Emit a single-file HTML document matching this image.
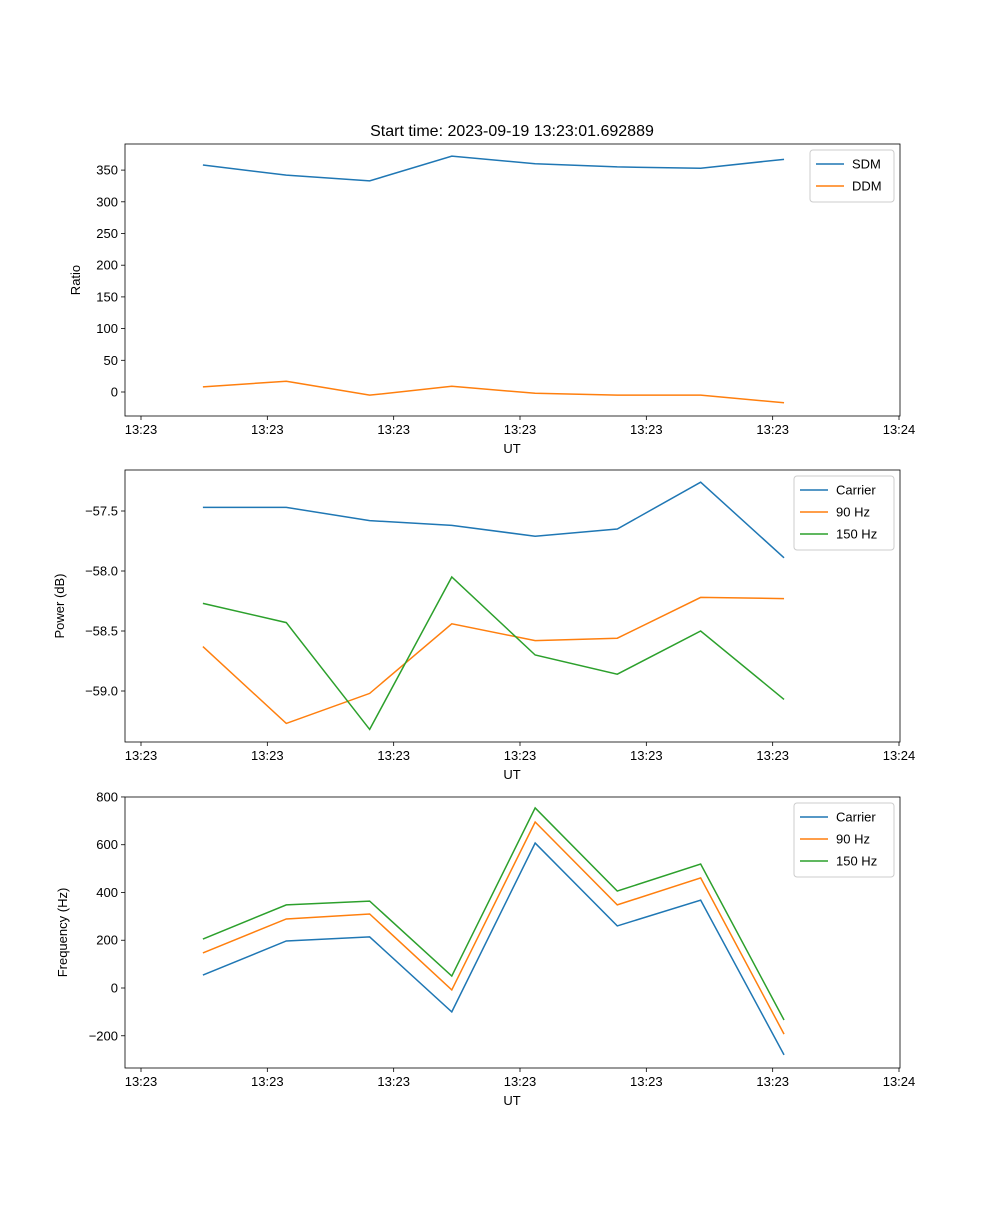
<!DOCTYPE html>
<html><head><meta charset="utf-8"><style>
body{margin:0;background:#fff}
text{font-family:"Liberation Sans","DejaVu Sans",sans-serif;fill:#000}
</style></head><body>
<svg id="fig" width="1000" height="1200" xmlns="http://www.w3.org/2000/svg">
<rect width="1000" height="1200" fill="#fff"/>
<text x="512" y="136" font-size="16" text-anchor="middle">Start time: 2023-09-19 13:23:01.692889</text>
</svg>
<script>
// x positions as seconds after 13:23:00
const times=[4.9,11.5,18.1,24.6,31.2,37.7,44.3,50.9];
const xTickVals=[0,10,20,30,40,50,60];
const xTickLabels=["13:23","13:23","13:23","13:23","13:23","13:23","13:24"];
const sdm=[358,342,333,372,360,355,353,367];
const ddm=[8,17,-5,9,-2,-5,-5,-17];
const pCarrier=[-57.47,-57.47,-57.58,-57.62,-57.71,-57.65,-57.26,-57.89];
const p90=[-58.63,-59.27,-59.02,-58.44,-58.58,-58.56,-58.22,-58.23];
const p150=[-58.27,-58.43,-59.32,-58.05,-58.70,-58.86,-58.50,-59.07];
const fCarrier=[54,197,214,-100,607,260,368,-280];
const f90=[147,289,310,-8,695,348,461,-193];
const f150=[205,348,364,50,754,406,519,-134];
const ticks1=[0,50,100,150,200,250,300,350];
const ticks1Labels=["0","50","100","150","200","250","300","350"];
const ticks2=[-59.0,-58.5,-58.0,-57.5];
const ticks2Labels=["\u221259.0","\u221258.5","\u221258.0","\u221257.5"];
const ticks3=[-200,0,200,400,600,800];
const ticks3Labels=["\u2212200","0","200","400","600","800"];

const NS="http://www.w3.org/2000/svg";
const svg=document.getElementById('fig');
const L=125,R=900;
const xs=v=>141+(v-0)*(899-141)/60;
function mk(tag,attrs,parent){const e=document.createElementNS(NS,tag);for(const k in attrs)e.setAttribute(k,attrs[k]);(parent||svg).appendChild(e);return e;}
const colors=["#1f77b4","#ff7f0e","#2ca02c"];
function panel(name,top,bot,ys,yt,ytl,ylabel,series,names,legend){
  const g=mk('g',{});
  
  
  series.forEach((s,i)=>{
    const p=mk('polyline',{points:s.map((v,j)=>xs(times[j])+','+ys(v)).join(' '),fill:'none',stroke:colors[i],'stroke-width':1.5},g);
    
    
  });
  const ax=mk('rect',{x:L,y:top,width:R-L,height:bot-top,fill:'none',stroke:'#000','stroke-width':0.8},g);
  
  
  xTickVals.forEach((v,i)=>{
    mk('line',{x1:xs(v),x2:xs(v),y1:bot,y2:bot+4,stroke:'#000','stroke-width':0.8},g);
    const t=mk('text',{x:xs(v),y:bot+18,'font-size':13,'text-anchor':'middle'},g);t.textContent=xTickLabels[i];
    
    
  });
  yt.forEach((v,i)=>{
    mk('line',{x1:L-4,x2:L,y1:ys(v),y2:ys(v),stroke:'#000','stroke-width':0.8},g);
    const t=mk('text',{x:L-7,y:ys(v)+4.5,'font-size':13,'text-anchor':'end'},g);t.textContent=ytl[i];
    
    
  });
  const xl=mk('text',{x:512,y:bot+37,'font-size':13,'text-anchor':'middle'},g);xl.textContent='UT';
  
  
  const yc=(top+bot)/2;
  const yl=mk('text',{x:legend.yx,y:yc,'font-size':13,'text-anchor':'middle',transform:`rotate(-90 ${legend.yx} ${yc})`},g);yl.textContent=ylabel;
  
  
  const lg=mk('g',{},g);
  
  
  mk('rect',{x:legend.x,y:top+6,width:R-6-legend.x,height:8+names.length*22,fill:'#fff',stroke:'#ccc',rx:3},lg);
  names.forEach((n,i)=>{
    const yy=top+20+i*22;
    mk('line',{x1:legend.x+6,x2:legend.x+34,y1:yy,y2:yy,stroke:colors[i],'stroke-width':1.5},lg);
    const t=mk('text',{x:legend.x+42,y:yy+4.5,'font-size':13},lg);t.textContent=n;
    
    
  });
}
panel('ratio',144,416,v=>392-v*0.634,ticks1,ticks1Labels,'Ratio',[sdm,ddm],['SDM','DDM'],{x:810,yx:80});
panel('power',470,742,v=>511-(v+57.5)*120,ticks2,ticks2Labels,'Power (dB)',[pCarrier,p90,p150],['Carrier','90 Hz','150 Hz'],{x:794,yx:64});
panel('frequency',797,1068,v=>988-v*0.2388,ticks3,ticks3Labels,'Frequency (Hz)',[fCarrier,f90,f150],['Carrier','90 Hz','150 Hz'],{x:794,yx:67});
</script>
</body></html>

#####

» **GIVEN REQUEST**: All of the data above should be transcribed verbatim, with pictures omitted.

» **FINISHED EXERCISE**:
Emit a single-file HTML document matching this image.
<!DOCTYPE html>
<html><head><meta charset="utf-8"><style>
body{margin:0;background:#fff}
text{font-family:"Liberation Sans","DejaVu Sans",sans-serif;fill:#000}
</style></head><body>
<svg id="fig" width="1000" height="1200" xmlns="http://www.w3.org/2000/svg">
<rect width="1000" height="1200" fill="#fff"/>
<text x="512" y="136" font-size="16" text-anchor="middle">Start time: 2023-09-19 13:23:01.692889</text>
</svg>
<script>
// x positions as seconds after 13:23:00
const times=[4.9,11.5,18.1,24.6,31.2,37.7,44.3,50.9];
const xTickVals=[0,10,20,30,40,50,60];
const xTickLabels=["13:23","13:23","13:23","13:23","13:23","13:23","13:24"];
const sdm=[358,342,333,372,360,355,353,367];
const ddm=[8,17,-5,9,-2,-5,-5,-17];
const pCarrier=[-57.47,-57.47,-57.58,-57.62,-57.71,-57.65,-57.26,-57.89];
const p90=[-58.63,-59.27,-59.02,-58.44,-58.58,-58.56,-58.22,-58.23];
const p150=[-58.27,-58.43,-59.32,-58.05,-58.70,-58.86,-58.50,-59.07];
const fCarrier=[54,197,214,-100,607,260,368,-280];
const f90=[147,289,310,-8,695,348,461,-193];
const f150=[205,348,364,50,754,406,519,-134];
const ticks1=[0,50,100,150,200,250,300,350];
const ticks1Labels=["0","50","100","150","200","250","300","350"];
const ticks2=[-59.0,-58.5,-58.0,-57.5];
const ticks2Labels=["\u221259.0","\u221258.5","\u221258.0","\u221257.5"];
const ticks3=[-200,0,200,400,600,800];
const ticks3Labels=["\u2212200","0","200","400","600","800"];

const NS="http://www.w3.org/2000/svg";
const svg=document.getElementById('fig');
const L=125,R=900;
const xs=v=>141+(v-0)*(899-141)/60;
function mk(tag,attrs,parent){const e=document.createElementNS(NS,tag);for(const k in attrs)e.setAttribute(k,attrs[k]);(parent||svg).appendChild(e);return e;}
const colors=["#1f77b4","#ff7f0e","#2ca02c"];
function panel(name,top,bot,ys,yt,ytl,ylabel,series,names,legend){
  const g=mk('g',{});
  
  
  series.forEach((s,i)=>{
    const p=mk('polyline',{points:s.map((v,j)=>xs(times[j])+','+ys(v)).join(' '),fill:'none',stroke:colors[i],'stroke-width':1.5},g);
    
    
  });
  const ax=mk('rect',{x:L,y:top,width:R-L,height:bot-top,fill:'none',stroke:'#000','stroke-width':0.8},g);
  
  
  xTickVals.forEach((v,i)=>{
    mk('line',{x1:xs(v),x2:xs(v),y1:bot,y2:bot+4,stroke:'#000','stroke-width':0.8},g);
    const t=mk('text',{x:xs(v),y:bot+18,'font-size':13,'text-anchor':'middle'},g);t.textContent=xTickLabels[i];
    
    
  });
  yt.forEach((v,i)=>{
    mk('line',{x1:L-4,x2:L,y1:ys(v),y2:ys(v),stroke:'#000','stroke-width':0.8},g);
    const t=mk('text',{x:L-7,y:ys(v)+4.5,'font-size':13,'text-anchor':'end'},g);t.textContent=ytl[i];
    
    
  });
  const xl=mk('text',{x:512,y:bot+37,'font-size':13,'text-anchor':'middle'},g);xl.textContent='UT';
  
  
  const yc=(top+bot)/2;
  const yl=mk('text',{x:legend.yx,y:yc,'font-size':13,'text-anchor':'middle',transform:`rotate(-90 ${legend.yx} ${yc})`},g);yl.textContent=ylabel;
  
  
  const lg=mk('g',{},g);
  
  
  mk('rect',{x:legend.x,y:top+6,width:R-6-legend.x,height:8+names.length*22,fill:'#fff',stroke:'#ccc',rx:3},lg);
  names.forEach((n,i)=>{
    const yy=top+20+i*22;
    mk('line',{x1:legend.x+6,x2:legend.x+34,y1:yy,y2:yy,stroke:colors[i],'stroke-width':1.5},lg);
    const t=mk('text',{x:legend.x+42,y:yy+4.5,'font-size':13},lg);t.textContent=n;
    
    
  });
}
panel('ratio',144,416,v=>392-v*0.634,ticks1,ticks1Labels,'Ratio',[sdm,ddm],['SDM','DDM'],{x:810,yx:80});
panel('power',470,742,v=>511-(v+57.5)*120,ticks2,ticks2Labels,'Power (dB)',[pCarrier,p90,p150],['Carrier','90 Hz','150 Hz'],{x:794,yx:64});
panel('frequency',797,1068,v=>988-v*0.2388,ticks3,ticks3Labels,'Frequency (Hz)',[fCarrier,f90,f150],['Carrier','90 Hz','150 Hz'],{x:794,yx:67});
</script>
</body></html>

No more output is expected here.